WORK INSTRUCTIONS — Separate out the lines that hold "chart".

GIVEN INFORMATION —
________

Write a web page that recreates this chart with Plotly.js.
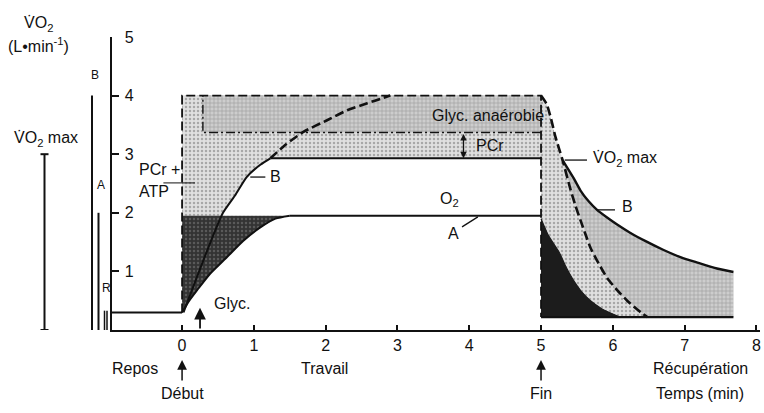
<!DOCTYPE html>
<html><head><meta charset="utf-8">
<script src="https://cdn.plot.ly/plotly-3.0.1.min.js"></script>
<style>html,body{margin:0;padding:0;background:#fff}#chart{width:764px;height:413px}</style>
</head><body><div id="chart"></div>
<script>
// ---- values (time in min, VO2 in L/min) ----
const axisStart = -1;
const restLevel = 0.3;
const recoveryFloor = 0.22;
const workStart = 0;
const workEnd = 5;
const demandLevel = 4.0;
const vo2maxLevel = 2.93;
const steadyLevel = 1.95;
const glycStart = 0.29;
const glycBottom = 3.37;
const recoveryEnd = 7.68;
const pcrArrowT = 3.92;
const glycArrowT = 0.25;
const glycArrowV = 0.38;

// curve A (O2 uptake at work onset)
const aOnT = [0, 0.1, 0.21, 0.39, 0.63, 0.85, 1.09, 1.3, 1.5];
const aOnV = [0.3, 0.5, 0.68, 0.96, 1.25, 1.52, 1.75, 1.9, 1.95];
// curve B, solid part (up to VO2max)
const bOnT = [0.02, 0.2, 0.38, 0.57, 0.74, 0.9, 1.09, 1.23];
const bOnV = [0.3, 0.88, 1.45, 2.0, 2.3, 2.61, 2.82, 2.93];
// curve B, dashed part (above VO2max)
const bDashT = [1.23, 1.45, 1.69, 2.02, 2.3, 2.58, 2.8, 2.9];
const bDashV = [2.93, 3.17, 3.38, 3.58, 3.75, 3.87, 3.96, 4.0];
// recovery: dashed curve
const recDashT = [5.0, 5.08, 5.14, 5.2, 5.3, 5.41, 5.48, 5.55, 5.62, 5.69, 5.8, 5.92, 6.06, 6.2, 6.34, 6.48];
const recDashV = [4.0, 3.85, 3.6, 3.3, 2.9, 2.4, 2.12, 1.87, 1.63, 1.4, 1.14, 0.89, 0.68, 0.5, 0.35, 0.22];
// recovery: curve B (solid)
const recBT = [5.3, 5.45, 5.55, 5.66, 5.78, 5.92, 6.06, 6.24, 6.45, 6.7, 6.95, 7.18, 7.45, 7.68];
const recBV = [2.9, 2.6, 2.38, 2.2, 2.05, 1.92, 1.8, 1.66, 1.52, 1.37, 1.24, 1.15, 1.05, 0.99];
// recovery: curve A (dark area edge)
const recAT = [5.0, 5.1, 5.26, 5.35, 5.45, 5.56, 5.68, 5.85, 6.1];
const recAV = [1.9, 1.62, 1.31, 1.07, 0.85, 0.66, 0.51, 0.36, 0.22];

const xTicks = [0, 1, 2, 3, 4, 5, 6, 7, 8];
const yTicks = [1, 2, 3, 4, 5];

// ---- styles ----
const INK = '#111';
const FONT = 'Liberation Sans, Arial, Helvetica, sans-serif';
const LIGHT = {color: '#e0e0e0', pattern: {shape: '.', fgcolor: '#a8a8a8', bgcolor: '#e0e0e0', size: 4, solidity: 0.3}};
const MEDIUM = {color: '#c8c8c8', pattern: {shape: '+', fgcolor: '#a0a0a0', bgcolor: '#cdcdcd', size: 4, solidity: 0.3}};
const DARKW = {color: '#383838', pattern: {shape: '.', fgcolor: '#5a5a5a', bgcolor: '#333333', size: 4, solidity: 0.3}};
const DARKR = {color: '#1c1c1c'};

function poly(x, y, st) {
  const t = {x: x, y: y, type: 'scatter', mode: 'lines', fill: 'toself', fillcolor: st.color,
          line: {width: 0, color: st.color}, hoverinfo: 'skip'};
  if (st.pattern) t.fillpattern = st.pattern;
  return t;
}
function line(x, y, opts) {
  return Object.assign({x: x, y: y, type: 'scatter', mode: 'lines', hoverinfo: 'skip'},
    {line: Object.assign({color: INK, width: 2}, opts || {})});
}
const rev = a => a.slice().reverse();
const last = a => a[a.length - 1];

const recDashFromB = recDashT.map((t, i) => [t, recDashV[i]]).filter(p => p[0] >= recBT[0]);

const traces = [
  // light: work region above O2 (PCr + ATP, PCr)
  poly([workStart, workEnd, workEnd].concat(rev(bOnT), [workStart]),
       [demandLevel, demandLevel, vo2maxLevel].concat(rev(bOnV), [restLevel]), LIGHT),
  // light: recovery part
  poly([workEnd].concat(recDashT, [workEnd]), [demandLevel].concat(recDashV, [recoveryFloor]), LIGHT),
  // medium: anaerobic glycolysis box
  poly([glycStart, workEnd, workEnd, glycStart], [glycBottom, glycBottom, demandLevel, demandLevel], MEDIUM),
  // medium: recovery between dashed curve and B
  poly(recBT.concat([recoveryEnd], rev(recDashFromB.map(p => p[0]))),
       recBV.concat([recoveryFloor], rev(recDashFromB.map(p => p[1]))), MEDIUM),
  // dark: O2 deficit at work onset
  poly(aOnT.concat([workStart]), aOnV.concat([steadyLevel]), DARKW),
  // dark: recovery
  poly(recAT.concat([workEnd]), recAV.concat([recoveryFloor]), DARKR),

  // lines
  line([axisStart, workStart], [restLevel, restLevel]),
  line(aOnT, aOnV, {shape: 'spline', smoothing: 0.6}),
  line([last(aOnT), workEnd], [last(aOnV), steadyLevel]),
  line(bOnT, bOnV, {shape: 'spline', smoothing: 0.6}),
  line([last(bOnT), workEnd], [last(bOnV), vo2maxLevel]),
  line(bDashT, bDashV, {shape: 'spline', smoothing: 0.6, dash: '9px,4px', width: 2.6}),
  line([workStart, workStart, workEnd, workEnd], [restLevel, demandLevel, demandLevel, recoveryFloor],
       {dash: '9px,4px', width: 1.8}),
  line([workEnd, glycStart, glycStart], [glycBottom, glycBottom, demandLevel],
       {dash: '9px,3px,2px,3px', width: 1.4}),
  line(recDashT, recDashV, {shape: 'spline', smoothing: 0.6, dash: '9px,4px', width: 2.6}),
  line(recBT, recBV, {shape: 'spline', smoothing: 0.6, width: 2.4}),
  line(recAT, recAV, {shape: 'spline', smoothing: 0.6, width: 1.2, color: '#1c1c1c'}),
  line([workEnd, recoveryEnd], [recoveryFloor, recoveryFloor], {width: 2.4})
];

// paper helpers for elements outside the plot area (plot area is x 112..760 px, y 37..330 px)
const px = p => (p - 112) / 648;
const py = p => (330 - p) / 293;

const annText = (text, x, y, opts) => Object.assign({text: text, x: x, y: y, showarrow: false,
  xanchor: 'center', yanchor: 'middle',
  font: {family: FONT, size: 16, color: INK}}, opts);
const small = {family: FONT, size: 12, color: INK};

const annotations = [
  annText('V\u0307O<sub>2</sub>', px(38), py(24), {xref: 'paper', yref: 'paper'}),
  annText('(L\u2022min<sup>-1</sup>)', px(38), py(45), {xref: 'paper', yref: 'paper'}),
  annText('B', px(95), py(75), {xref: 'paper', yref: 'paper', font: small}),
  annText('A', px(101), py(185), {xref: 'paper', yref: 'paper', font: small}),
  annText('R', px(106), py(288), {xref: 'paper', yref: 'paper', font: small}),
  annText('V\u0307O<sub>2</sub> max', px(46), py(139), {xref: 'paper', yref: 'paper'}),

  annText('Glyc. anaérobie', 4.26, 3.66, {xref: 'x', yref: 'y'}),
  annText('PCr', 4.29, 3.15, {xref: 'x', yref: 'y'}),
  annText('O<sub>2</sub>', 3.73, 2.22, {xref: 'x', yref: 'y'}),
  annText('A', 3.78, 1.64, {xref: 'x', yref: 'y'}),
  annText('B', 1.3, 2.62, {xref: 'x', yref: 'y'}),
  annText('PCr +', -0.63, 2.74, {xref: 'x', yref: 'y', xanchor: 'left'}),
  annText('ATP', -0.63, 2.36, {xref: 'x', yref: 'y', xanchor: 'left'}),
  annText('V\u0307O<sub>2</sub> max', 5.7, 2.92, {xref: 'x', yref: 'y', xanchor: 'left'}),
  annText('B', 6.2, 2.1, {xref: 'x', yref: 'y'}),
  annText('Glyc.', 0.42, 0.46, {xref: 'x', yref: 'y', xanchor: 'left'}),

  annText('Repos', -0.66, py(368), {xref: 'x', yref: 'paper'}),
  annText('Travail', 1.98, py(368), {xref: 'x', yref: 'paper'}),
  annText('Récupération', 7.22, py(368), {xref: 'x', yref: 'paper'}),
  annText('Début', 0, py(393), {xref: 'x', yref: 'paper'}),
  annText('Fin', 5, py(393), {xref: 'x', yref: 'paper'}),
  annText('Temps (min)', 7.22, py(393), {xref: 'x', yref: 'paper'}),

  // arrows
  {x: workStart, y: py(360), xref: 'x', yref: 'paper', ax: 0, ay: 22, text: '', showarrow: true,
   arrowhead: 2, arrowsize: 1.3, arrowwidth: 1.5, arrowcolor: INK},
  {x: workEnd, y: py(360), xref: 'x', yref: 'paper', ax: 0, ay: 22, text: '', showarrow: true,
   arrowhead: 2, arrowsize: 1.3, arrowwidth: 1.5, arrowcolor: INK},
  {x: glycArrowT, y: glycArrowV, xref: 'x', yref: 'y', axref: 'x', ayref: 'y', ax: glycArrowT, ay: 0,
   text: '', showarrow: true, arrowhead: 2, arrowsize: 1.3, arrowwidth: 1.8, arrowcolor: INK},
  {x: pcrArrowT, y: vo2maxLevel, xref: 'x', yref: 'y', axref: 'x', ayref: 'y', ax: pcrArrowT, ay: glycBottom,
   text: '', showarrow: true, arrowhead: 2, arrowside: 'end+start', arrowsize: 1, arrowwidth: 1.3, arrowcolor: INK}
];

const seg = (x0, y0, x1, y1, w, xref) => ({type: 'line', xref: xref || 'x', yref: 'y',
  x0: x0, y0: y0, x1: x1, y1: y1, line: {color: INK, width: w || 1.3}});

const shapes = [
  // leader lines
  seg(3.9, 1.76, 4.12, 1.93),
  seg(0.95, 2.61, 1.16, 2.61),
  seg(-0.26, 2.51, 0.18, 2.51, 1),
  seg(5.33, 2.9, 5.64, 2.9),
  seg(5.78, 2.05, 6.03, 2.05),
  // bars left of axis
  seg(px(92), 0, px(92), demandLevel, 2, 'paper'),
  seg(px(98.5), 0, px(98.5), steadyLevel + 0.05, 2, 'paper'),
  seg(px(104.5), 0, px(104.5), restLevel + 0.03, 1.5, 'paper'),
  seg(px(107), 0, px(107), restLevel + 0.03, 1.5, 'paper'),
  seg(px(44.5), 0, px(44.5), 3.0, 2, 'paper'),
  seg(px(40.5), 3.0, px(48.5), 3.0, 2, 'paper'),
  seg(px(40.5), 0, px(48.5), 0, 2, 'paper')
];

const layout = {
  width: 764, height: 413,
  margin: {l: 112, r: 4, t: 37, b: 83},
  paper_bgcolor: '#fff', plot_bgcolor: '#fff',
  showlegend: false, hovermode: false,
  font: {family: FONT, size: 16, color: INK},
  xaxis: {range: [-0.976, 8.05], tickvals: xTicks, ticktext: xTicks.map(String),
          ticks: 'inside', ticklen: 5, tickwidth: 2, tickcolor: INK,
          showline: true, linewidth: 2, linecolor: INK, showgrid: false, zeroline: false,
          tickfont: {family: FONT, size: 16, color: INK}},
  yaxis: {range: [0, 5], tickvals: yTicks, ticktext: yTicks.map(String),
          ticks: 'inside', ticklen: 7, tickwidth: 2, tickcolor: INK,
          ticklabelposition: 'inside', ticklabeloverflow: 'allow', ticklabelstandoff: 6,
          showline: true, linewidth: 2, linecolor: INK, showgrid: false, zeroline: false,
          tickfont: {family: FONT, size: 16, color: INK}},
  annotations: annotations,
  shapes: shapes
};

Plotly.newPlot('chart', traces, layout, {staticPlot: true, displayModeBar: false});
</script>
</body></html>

________

EXERCISE ANSWER —
Write a web page that recreates this chart with Plotly.js.
<style>html,body{margin:0;padding:0;background:#fff}#chart{width:764px;height:413px}</style>
</head><body><div id="chart"></div>
Plotly.newPlot('chart', traces, layout, {staticPlot: true, displayModeBar: false});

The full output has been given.